В деле Пятакова сотрудники НКВД, действуя с обычной для них бессовестной жестокостью, использовали против него жену и ближайшего друга. Этот метод вполне соответствовал сталинскому «стилю». Сделавшись после смерти Дзержинского фактическим руководителем НКВД, Сталин неоднократно внушал энкавэдистам, что на обвиняемых сильнее всего действуют показания, данные их родными и близкими друзьями. Читатель помнит дело Смирнова – против него выступили его жена (Сафонова) и его ближайший друг– Мрачковский. Особо ценились показания жены против мужа, сына против отца, брата против брата – не только потому, что это деморализовало арестованного и выбивало у него почву из-под ног. Сталин испытывал особое удовольствие от разрушения семьи политического противника и крушения его дружеских связей. Безусловно, он был непревзойденным мастером любых видов личной мести.
«Органам» удалось очень быстро сломить сопротивление жены Пятакова. Она знала об «исчезновении» детей обвиняемых по делу «троцкистско-зиновьевского террористического центра» и была раздавлена страхом за судьбу своего сына. Так вот, чтобы спасти ему жизнь, она согласилась давать любые показания против мужа. У Коли Москалева, секретаря Пятакова, была маленькая дочь. Если бы он продолжал оставаться тем полуграмотным и наивным крестьянином, каким он когда-то переступил порог кабинета Пятакова, – он, скорее всего, отказался бы клеветать на своего начальника и друга.
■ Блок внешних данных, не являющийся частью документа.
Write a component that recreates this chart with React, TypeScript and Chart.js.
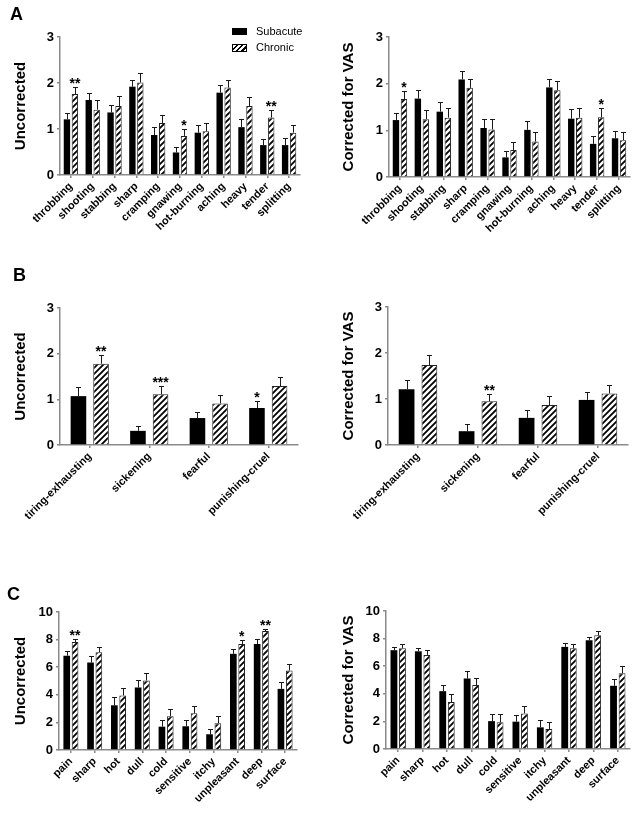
import React, { useEffect, useRef } from "react";
import { Chart, registerables } from "chart.js";

Chart.register(...registerables);

const FONT = "'Liberation Sans', Arial, sans-serif";

// ---------- Panel A ----------
const labelsA = ["throbbing", "shooting", "stabbing", "sharp", "cramping", "gnawing", "hot-burning", "aching", "heavy", "tender", "splitting"];
const aUncSub = [1.21, 1.63, 1.36, 1.92, 0.87, 0.49, 0.92, 1.79, 1.04, 0.65, 0.65];
const aUncSubErr = [0.13, 0.15, 0.16, 0.15, 0.17, 0.11, 0.17, 0.16, 0.18, 0.13, 0.16];
const aUncChr = [1.76, 1.42, 1.5, 2.01, 1.13, 0.85, 0.95, 1.9, 1.5, 1.25, 0.92];
const aUncChrErr = [0.15, 0.2, 0.21, 0.2, 0.17, 0.15, 0.18, 0.16, 0.19, 0.17, 0.16];
const aUncSubSig = ["", "", "", "", "", "", "", "", "", "", ""];
const aUncChrSig = ["**", "", "", "", "", "*", "", "", "", "**", ""];

const aCorSub = [1.22, 1.68, 1.4, 2.09, 1.05, 0.42, 1.01, 1.92, 1.25, 0.71, 0.83];
const aCorSubErr = [0.16, 0.18, 0.2, 0.18, 0.19, 0.14, 0.19, 0.18, 0.2, 0.16, 0.15];
const aCorChr = [1.67, 1.24, 1.27, 1.91, 1.02, 0.58, 0.76, 1.86, 1.27, 1.28, 0.79];
const aCorChrErr = [0.17, 0.2, 0.2, 0.19, 0.22, 0.16, 0.21, 0.2, 0.2, 0.19, 0.17];
const aCorSubSig = ["", "", "", "", "", "", "", "", "", "", ""];
const aCorChrSig = ["*", "", "", "", "", "", "", "", "", "*", ""];

// ---------- Panel B ----------
const labelsB = ["tiring-exhausting", "sickening", "fearful", "punishing-cruel"];
const bUncSub = [1.07, 0.31, 0.59, 0.81];
const bUncSubErr = [0.2, 0.11, 0.14, 0.16];
const bUncChr = [1.78, 1.11, 0.91, 1.29];
const bUncChrErr = [0.19, 0.19, 0.18, 0.19];
const bUncSubSig = ["", "", "", "*"];
const bUncChrSig = ["**", "***", "", ""];

const bCorSub = [1.21, 0.3, 0.59, 0.98];
const bCorSubErr = [0.21, 0.16, 0.18, 0.18];
const bCorChr = [1.74, 0.95, 0.87, 1.12];
const bCorChrErr = [0.22, 0.15, 0.19, 0.19];
const bCorSubSig = ["", "", "", ""];
const bCorChrSig = ["", "**", "", ""];

// ---------- Panel C ----------
const labelsC = ["pain", "sharp", "hot", "dull", "cold", "sensitive", "itchy", "unpleasant", "deep", "surface"];
const cUncSub = [6.83, 6.34, 3.24, 4.53, 1.69, 1.72, 1.14, 6.97, 7.68, 4.43];
const cUncSubErr = [0.31, 0.44, 0.59, 0.51, 0.46, 0.43, 0.41, 0.34, 0.33, 0.49];
const cUncChr = [7.82, 7.09, 3.95, 5.04, 2.45, 2.66, 1.94, 7.68, 8.62, 5.76];
const cUncChrErr = [0.24, 0.37, 0.51, 0.53, 0.5, 0.51, 0.51, 0.31, 0.17, 0.49];
const cUncSubSig = ["", "", "", "", "", "", "", "", "", ""];
const cUncChrSig = ["**", "", "", "", "", "", "", "*", "**", ""];

const cCorSub = [7.16, 7.08, 4.19, 5.11, 2.02, 1.98, 1.57, 7.4, 7.88, 4.58];
const cCorSubErr = [0.24, 0.27, 0.48, 0.53, 0.51, 0.48, 0.5, 0.29, 0.26, 0.48];
const cCorChr = [7.3, 6.82, 3.4, 4.63, 1.93, 2.58, 1.45, 7.3, 8.24, 5.49];
const cCorChrErr = [0.29, 0.34, 0.55, 0.55, 0.58, 0.53, 0.5, 0.29, 0.31, 0.56];
const cCorSubSig = ["", "", "", "", "", "", "", "", "", ""];
const cCorChrSig = ["", "", "", "", "", "", "", "", "", ""];

const seriesNames = ["Subacute", "Chronic"];

function makeHatch(): CanvasPattern | string {
  const c = document.createElement("canvas");
  const s = 6;
  c.width = s;
  c.height = s;
  const g = c.getContext("2d");
  if (!g) return "#fff";
  g.fillStyle = "#fff";
  g.fillRect(0, 0, s, s);
  g.strokeStyle = "#000";
  g.lineWidth = 1.8;
  g.beginPath();
  g.moveTo(0, s);
  g.lineTo(s, 0);
  g.moveTo(-s / 2, s / 2);
  g.lineTo(s / 2, -s / 2);
  g.moveTo(s / 2, s + s / 2);
  g.lineTo(s + s / 2, s / 2);
  g.stroke();
  const p = g.createPattern(c, "repeat");
  return p || "#fff";
}

const errPlugin = {
  id: "errbars",
  afterDatasetsDraw(chart: any) {
    const { ctx } = chart;
    const y = chart.scales.y;
    chart.data.datasets.forEach((ds: any, di: number) => {
      const meta = chart.getDatasetMeta(di);
      meta.data.forEach((bar: any, i: number) => {
        const v = ds.data[i];
        const e = ds.err[i];
        const top = y.getPixelForValue(v + e);
        const x = Math.round(bar.x) + 0.5;
        ctx.save();
        ctx.strokeStyle = "#1a1a1a";
        ctx.lineWidth = 1;
        ctx.beginPath();
        ctx.moveTo(x, bar.y);
        ctx.lineTo(x, Math.round(top) + 0.5);
        ctx.moveTo(x - 2.5, Math.round(top) + 0.5);
        ctx.lineTo(x + 2.5, Math.round(top) + 0.5);
        ctx.stroke();
        const s = ds.sig[i];
        if (s) {
          ctx.fillStyle = "#000";
          ctx.font = `bold 14px ${FONT}`;
          ctx.textAlign = "center";
          ctx.textBaseline = "alphabetic";
          ctx.fillText(s, bar.x, top + 1);
        }
        ctx.restore();
      });
    });
  },
};

type PanelProps = {
  left: number;
  top: number;
  width: number;
  height: number;
  area: { l: number; t: number; r: number; b: number };
  labels: string[];
  sub: number[];
  subErr: number[];
  subSig: string[];
  chr: number[];
  chrErr: number[];
  chrSig: string[];
  yMax: number;
  step: number;
  title: string;
  titlePad: number;
  catPct: number;
  barPct: number;
};

function Panel(p: PanelProps) {
  const ref = useRef<HTMLCanvasElement>(null);
  useEffect(() => {
    if (!ref.current) return;
    const hatch = makeHatch();
    const chart = new Chart(ref.current, {
      type: "bar",
      data: {
        labels: p.labels,
        datasets: [
          {
            label: seriesNames[0],
            data: p.sub,
            backgroundColor: "#000",
            borderColor: "#000",
            borderWidth: 0,
            categoryPercentage: p.catPct,
            barPercentage: p.barPct,
            err: p.subErr,
            sig: p.subSig,
          } as any,
          {
            label: seriesNames[1],
            data: p.chr,
            backgroundColor: hatch,
            borderColor: "#222",
            borderWidth: 1,
            borderSkipped: "bottom",
            categoryPercentage: p.catPct,
            barPercentage: p.barPct,
            err: p.chrErr,
            sig: p.chrSig,
          } as any,
        ],
      },
      options: {
        responsive: false,
        animation: false,
        devicePixelRatio: 1,
        layout: {
          padding: { left: 0, top: p.area.t, right: p.width - p.area.r, bottom: 0 },
        },
        plugins: {
          legend: { display: false },
          tooltip: { enabled: false },
        },
        scales: {
          x: {
            offset: true,
            grid: {
              display: true,
              drawOnChartArea: false,
              drawTicks: true,
              tickLength: 3,
              color: "#8a8a8a",
              lineWidth: 1.5,
              offset: false,
            },
            border: { display: true, color: "#8a8a8a", width: 1.5 },
            ticks: {
              autoSkip: false,
              minRotation: 45,
              maxRotation: 45,
              padding: 2,
              color: "#000",
              font: { family: FONT, size: 11, weight: "bold" },
            },
            afterFit: (s: any) => {
              s.height = p.height - p.area.b;
            },
          },
          y: {
            min: 0,
            max: p.yMax,
            grid: {
              display: true,
              drawOnChartArea: false,
              drawTicks: true,
              tickLength: 3,
              color: "#8a8a8a",
              lineWidth: 1.5,
            },
            border: { display: true, color: "#8a8a8a", width: 1.5 },
            ticks: {
              stepSize: p.step,
              padding: 3,
              color: "#000",
              font: { family: FONT, size: 13, weight: "bold" },
            },
            title: {
              display: true,
              text: p.title,
              color: "#000",
              padding: { top: p.titlePad, bottom: 0 },
              font: { family: FONT, size: 15, weight: "bold" },
            },
            afterFit: (s: any) => {
              s.width = p.area.l;
            },
          },
        },
      } as any,
      plugins: [errPlugin],
    });
    return () => chart.destroy();
  }, []);
  return (
    <canvas
      ref={ref}
      width={p.width}
      height={p.height}
      style={{ position: "absolute", left: p.left, top: p.top, width: p.width, height: p.height }}
    />
  );
}

const letterStyle = (left: number, top: number): React.CSSProperties => ({
  position: "absolute",
  left,
  top,
  fontFamily: FONT,
  fontWeight: "bold",
  fontSize: 18,
  lineHeight: "18px",
  color: "#000",
});

export default function App() {
  return (
    <div style={{ position: "absolute", left: 0, top: 0, width: 637, height: 813, background: "#fff", overflow: "hidden" }}>
      <Panel left={0} top={0} width={318} height={238} area={{ l: 60, t: 37, r: 300, b: 175 }}
        labels={labelsA} sub={aUncSub} subErr={aUncSubErr} subSig={aUncSubSig}
        chr={aUncChr} chrErr={aUncChrErr} chrSig={aUncChrSig}
        yMax={3} step={1} title="Uncorrected" titlePad={12} catPct={0.73} barPct={0.8} />
      <Panel left={318} top={0} width={319} height={238} area={{ l: 71, t: 37, r: 312, b: 177 }}
        labels={labelsA} sub={aCorSub} subErr={aCorSubErr} subSig={aCorSubSig}
        chr={aCorChr} chrErr={aCorChrErr} chrSig={aCorChrSig}
        yMax={3} step={1} title="Corrected for VAS" titlePad={22} catPct={0.73} barPct={0.8} />
      <Panel left={0} top={240} width={318} height={280} area={{ l: 60, t: 68, r: 298, b: 205 }}
        labels={labelsB} sub={bUncSub} subErr={bUncSubErr} subSig={bUncSubSig}
        chr={bUncChr} chrErr={bUncChrErr} chrSig={bUncChrSig}
        yMax={3} step={1} title="Uncorrected" titlePad={12} catPct={0.76} barPct={0.69} />
      <Panel left={318} top={240} width={319} height={280} area={{ l: 70, t: 67, r: 310, b: 205 }}
        labels={labelsB} sub={bCorSub} subErr={bCorSubErr} subSig={bCorSubSig}
        chr={bCorChr} chrErr={bCorChrErr} chrSig={bCorChrSig}
        yMax={3} step={1} title="Corrected for VAS" titlePad={22} catPct={0.76} barPct={0.69} />
      <Panel left={0} top={540} width={318} height={273} area={{ l: 59, t: 72, r: 297, b: 210 }}
        labels={labelsC} sub={cUncSub} subErr={cUncSubErr} subSig={cUncSubSig}
        chr={cUncChr} chrErr={cUncChrErr} chrSig={cUncChrSig}
        yMax={10} step={2} title="Uncorrected" titlePad={12} catPct={0.7} barPct={0.8} />
      <Panel left={318} top={540} width={319} height={273} area={{ l: 68, t: 71, r: 312, b: 209 }}
        labels={labelsC} sub={cCorSub} subErr={cCorSubErr} subSig={cCorSubSig}
        chr={cCorChr} chrErr={cCorChrErr} chrSig={cCorChrSig}
        yMax={10} step={2} title="Corrected for VAS" titlePad={22} catPct={0.7} barPct={0.8} />

      <div style={letterStyle(10, 5)}>A</div>
      <div style={letterStyle(13, 266)}>B</div>
      <div style={letterStyle(7, 585)}>C</div>

      <div style={{ position: "absolute", left: 232, top: 28, width: 15, height: 7, background: "#000" }} />
      <div style={{ position: "absolute", left: 256, top: 25, fontFamily: FONT, fontSize: 11, lineHeight: "13px", color: "#000" }}>
        {seriesNames[0]}
      </div>
      <div
        style={{
          position: "absolute",
          left: 232,
          top: 44,
          width: 13,
          height: 6,
          border: "1px solid #000",
          background: "repeating-linear-gradient(135deg, #fff 0px, #fff 2.2px, #000 2.2px, #000 3.8px)",
        }}
      />
      <div style={{ position: "absolute", left: 256, top: 41, fontFamily: FONT, fontSize: 11, lineHeight: "13px", color: "#000" }}>
        {seriesNames[1]}
      </div>
    </div>
  );
}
Но теперь у него за плечами был солидный политический опыт. Общаясь с секретарями других членов правительства, он многое узнал о нравах, царящих в Политбюро, и о характере тех, в чьих руках находится ныне судьба народа. Он понимал, что раз уж Сталин решил участь Пятакова, НКВД будет выжимать из него, Москалева, необходимые показания. С другой стороны, все эти показания являются пустой формальностью, потому что приговор Пятакову Сталин вынес задолго до ареста и суда. При всем этом Москалев соблюдал осторожность. Он сказал Молчанову, что подпишет показания против Пятакова только в присутствии Агранова, которого знал лично (Агранов в то время был заместителем Ежова). Когда Агранов явился, Москалев предупредил его, что он решил дать показания против Пятакова, подчиняясь партийной дисциплине, но сами эти показания представляют собой неправду.
Пятаков был исключительно принципиальным человеком и к тому же обладал проницательным умом и сильной волей, был бесстрашен. Я почти уверен, что если бы среди «второй волны» арестованных большевиков объявился человек, способный противостоять своим тюремщикам, то этим человеком был бы Пятаков. Поэтому меня очень удивило, что он сравнительно легко сдался. Как выяснилось, дело обстояло так.
В течение довольно длительного времени Пятаков вообще отказывался разговаривать со следователями. Однажды вечером в НКВД приехал Серго Орджоникидзе и выразил желание переговорить с Пятаковым. Ежова, к тому времени сменившего Ягоду, не было на месте. Его заместитель Агранов, поколебавшись, позвонил во внутреннюю тюрьму и приказал доставить Пятакова к нему. Орджоникидзе двинулся навстречу вошедшему Пятакову, явно желая обнять его. Пятаков уклонился и отвел его руки.